## Saved entries
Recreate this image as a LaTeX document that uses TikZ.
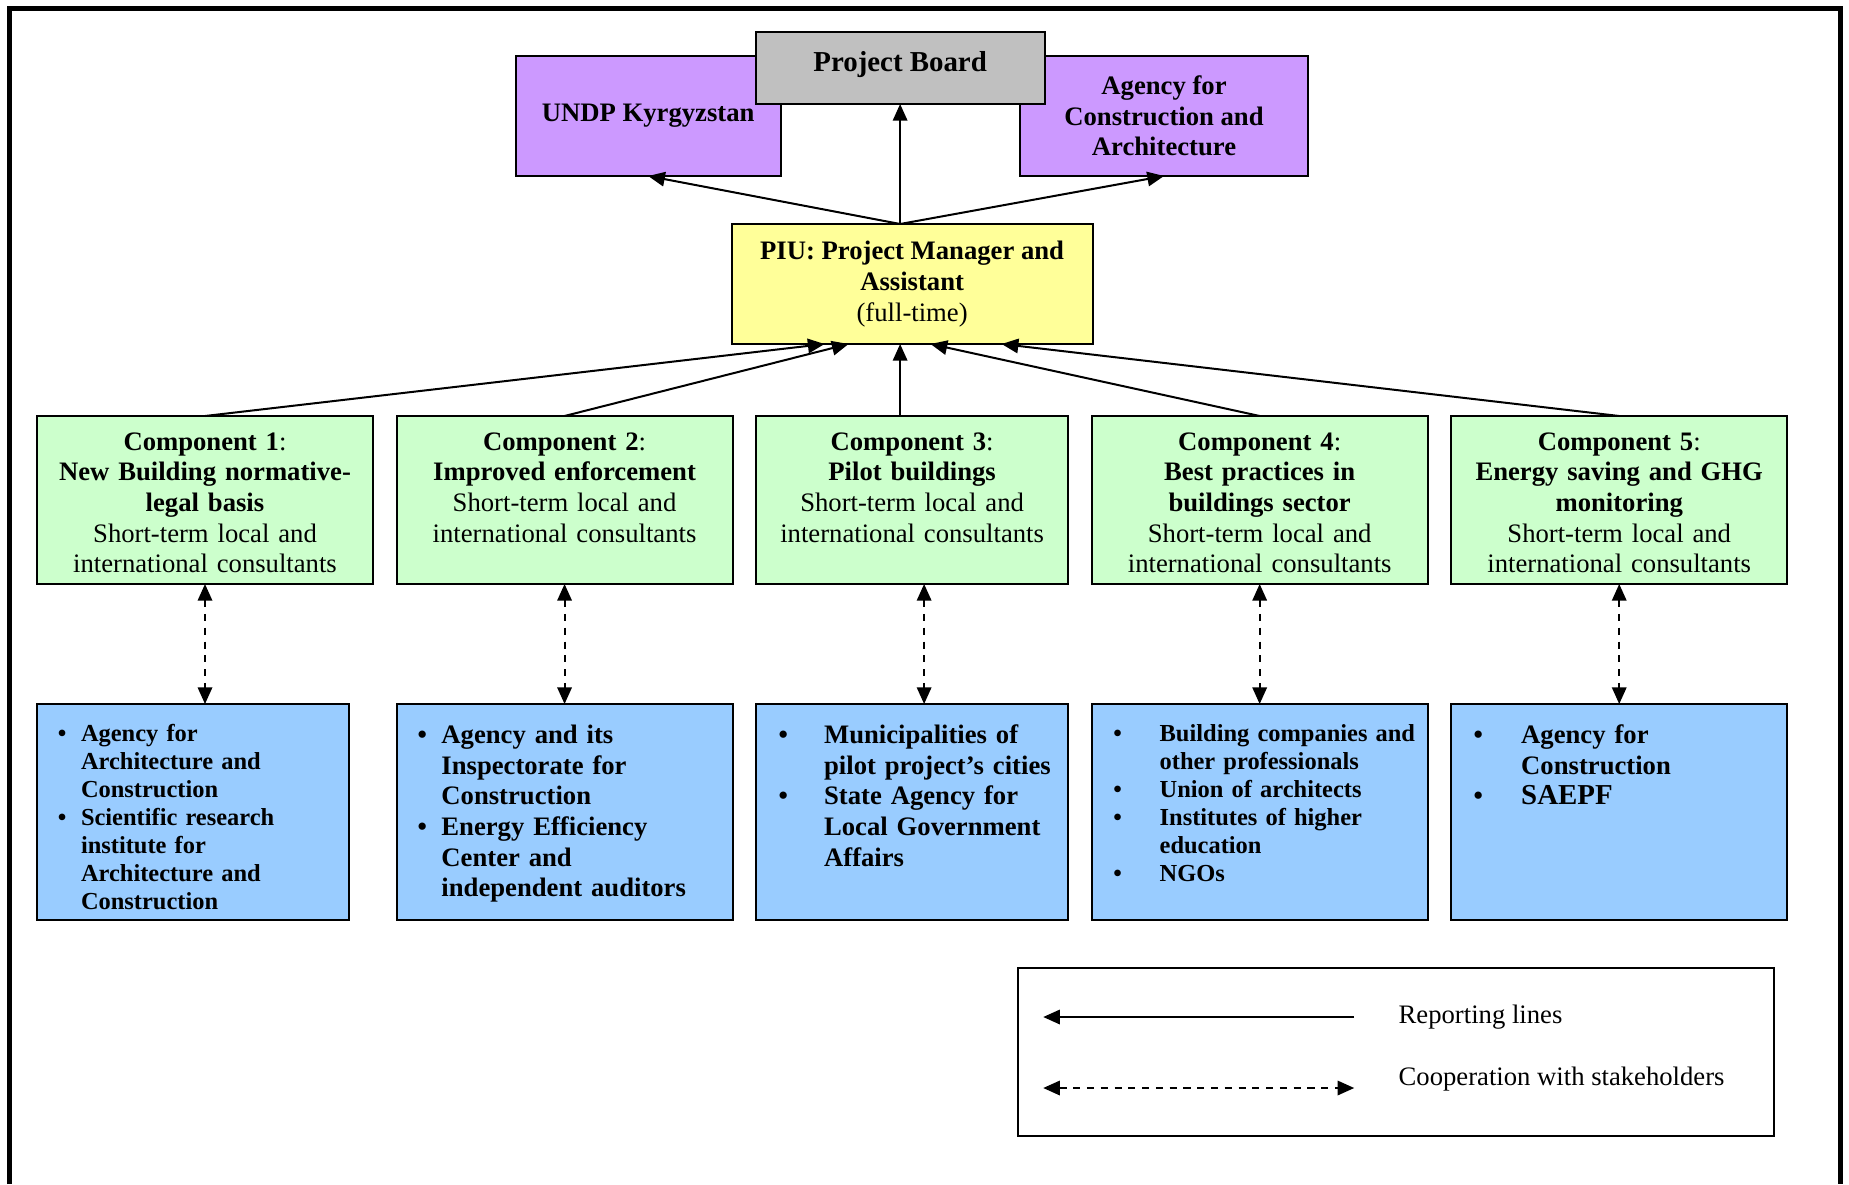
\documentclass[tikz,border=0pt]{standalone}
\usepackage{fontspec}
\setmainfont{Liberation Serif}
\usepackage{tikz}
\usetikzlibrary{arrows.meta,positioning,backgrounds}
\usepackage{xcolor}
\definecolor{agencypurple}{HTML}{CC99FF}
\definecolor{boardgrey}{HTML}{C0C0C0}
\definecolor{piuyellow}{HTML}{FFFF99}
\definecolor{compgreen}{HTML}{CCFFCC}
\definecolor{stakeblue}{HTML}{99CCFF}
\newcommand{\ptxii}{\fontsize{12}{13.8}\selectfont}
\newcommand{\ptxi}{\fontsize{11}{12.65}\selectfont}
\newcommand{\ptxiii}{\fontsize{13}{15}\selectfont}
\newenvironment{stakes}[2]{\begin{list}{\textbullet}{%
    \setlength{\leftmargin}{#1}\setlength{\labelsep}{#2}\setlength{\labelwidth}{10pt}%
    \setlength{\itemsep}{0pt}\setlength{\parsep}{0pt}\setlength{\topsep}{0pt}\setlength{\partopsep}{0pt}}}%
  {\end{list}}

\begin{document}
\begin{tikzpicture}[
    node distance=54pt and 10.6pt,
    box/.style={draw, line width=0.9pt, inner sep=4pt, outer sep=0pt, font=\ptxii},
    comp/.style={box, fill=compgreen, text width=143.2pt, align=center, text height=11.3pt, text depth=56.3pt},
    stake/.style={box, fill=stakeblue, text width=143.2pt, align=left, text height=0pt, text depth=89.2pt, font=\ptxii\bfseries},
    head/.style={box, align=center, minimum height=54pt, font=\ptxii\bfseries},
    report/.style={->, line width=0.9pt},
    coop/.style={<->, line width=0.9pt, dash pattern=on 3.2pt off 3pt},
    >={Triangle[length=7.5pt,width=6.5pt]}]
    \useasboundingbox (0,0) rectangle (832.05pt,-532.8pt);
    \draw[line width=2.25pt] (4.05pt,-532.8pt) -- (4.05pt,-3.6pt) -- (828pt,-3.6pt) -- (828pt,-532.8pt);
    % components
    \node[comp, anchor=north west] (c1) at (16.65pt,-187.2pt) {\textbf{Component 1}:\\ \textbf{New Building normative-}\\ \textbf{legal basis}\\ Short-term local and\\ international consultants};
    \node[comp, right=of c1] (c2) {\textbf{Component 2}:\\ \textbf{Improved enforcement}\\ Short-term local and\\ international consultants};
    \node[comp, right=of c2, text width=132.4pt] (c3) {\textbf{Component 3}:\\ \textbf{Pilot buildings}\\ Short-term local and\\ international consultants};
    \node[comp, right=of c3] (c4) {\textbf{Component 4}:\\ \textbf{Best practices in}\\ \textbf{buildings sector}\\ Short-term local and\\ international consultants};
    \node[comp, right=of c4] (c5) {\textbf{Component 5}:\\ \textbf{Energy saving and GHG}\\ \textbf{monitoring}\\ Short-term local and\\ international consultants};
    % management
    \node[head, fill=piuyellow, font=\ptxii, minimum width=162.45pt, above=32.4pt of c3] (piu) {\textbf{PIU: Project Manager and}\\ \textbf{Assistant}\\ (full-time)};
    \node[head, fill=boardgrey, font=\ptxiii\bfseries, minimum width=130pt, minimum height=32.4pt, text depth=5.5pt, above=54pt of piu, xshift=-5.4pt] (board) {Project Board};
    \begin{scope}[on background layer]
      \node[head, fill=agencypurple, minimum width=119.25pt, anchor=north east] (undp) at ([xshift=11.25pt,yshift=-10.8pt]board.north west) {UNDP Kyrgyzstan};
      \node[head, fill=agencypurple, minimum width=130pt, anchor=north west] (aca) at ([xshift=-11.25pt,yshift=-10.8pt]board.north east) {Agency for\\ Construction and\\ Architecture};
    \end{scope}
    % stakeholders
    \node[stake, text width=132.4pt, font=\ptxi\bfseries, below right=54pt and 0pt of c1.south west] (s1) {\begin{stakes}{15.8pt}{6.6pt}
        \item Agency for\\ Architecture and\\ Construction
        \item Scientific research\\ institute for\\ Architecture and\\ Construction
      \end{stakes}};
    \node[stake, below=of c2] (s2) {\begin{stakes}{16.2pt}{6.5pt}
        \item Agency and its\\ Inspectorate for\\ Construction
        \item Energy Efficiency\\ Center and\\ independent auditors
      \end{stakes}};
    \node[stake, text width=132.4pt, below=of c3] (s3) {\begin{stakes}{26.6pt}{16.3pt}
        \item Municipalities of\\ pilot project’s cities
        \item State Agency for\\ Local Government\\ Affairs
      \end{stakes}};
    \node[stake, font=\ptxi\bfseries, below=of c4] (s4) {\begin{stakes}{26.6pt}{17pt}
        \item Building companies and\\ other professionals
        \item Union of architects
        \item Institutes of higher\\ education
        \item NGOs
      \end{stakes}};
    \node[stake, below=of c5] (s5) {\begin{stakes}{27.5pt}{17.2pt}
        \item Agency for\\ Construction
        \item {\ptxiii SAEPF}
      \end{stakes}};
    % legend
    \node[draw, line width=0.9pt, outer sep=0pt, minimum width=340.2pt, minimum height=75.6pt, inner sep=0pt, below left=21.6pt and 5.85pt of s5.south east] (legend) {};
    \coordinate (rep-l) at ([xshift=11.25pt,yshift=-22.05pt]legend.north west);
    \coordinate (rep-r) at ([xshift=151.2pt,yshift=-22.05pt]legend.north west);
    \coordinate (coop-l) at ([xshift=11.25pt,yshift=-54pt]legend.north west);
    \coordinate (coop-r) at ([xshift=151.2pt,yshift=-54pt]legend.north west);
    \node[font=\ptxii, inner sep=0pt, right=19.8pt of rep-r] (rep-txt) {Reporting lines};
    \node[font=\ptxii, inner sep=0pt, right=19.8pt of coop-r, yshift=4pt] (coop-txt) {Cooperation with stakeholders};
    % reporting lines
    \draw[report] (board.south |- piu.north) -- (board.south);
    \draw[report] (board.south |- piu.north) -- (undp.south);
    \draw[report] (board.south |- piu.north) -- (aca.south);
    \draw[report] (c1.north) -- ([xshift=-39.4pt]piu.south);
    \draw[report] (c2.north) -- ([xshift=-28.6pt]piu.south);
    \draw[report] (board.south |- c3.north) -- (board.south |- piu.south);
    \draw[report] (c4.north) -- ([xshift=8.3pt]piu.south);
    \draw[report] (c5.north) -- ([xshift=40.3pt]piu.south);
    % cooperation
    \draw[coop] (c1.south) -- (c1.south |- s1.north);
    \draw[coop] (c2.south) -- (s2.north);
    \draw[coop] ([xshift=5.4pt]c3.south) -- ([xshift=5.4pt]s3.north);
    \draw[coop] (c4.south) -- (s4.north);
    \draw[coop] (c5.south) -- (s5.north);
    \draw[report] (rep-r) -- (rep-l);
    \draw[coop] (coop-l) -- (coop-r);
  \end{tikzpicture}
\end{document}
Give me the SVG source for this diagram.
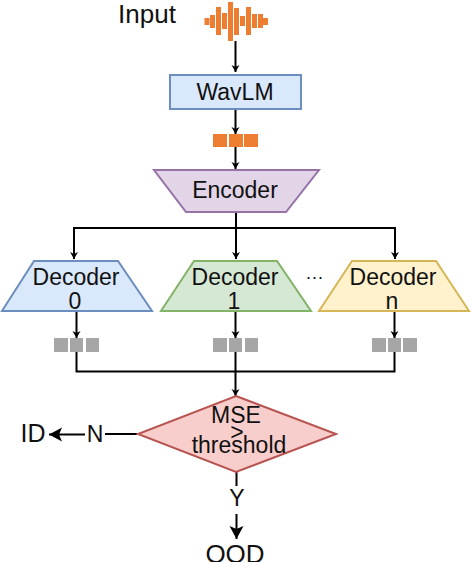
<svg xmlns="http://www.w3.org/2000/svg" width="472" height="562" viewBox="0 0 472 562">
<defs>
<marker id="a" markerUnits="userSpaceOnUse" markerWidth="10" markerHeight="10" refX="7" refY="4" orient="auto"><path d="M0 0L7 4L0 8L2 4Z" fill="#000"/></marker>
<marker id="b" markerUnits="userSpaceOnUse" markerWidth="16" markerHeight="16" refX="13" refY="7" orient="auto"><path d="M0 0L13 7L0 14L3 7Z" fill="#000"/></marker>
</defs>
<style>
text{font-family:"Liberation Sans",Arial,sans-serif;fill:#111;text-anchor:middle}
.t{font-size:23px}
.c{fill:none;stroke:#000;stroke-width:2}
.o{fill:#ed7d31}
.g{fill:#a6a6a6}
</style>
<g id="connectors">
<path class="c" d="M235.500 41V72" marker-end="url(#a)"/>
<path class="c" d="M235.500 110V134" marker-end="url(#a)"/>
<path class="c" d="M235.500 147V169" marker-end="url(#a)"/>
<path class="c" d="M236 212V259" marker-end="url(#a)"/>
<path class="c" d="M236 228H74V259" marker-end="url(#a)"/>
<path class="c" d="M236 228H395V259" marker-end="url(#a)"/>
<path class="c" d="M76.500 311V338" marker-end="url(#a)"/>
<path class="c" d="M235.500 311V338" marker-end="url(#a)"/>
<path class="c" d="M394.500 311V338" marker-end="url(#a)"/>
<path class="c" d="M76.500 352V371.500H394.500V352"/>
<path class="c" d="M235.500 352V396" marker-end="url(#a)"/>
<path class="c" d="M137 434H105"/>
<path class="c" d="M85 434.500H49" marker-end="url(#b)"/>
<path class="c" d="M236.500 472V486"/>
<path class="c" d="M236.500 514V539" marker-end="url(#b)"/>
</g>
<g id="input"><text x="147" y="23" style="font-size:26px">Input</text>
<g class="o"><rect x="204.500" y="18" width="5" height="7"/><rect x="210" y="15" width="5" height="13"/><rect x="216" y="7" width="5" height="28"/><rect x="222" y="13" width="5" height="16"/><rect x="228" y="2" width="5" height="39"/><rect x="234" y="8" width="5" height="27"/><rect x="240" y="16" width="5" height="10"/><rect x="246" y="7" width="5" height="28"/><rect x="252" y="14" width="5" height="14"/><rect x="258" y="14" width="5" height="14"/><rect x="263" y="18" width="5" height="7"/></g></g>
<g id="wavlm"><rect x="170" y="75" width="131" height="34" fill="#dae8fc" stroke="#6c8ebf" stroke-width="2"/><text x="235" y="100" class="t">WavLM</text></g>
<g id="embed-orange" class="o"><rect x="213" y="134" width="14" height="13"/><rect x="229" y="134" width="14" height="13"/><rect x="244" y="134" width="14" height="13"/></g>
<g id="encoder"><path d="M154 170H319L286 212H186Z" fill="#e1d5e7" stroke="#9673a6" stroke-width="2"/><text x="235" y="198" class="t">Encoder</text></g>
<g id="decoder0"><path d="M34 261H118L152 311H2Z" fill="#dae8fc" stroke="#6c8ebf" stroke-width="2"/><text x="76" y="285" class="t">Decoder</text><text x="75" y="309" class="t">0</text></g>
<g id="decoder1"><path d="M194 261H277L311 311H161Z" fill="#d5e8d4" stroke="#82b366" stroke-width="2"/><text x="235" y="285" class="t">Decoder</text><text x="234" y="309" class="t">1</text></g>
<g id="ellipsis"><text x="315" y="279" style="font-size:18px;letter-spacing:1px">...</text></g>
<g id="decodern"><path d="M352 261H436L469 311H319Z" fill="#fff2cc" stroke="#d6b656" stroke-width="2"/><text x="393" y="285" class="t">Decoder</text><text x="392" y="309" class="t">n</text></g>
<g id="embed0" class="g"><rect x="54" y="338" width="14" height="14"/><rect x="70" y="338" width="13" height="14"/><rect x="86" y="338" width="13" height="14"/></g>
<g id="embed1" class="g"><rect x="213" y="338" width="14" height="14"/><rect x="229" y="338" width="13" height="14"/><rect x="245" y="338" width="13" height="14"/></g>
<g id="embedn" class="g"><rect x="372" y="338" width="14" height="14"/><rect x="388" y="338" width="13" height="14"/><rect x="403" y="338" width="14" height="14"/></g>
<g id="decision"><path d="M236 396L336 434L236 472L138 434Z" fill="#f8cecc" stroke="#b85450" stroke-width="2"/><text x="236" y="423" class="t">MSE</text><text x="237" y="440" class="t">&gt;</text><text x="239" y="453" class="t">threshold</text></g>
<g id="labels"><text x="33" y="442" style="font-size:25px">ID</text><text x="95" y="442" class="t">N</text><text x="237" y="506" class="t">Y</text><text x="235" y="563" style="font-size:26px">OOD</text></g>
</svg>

## TASK DETAILS
Search the data for "this" and list every line in which it occurs.

## WRITTEN ANSWER
Recreate this image as a LaTeX document that uses TikZ.
Give me the SVG source for this diagram.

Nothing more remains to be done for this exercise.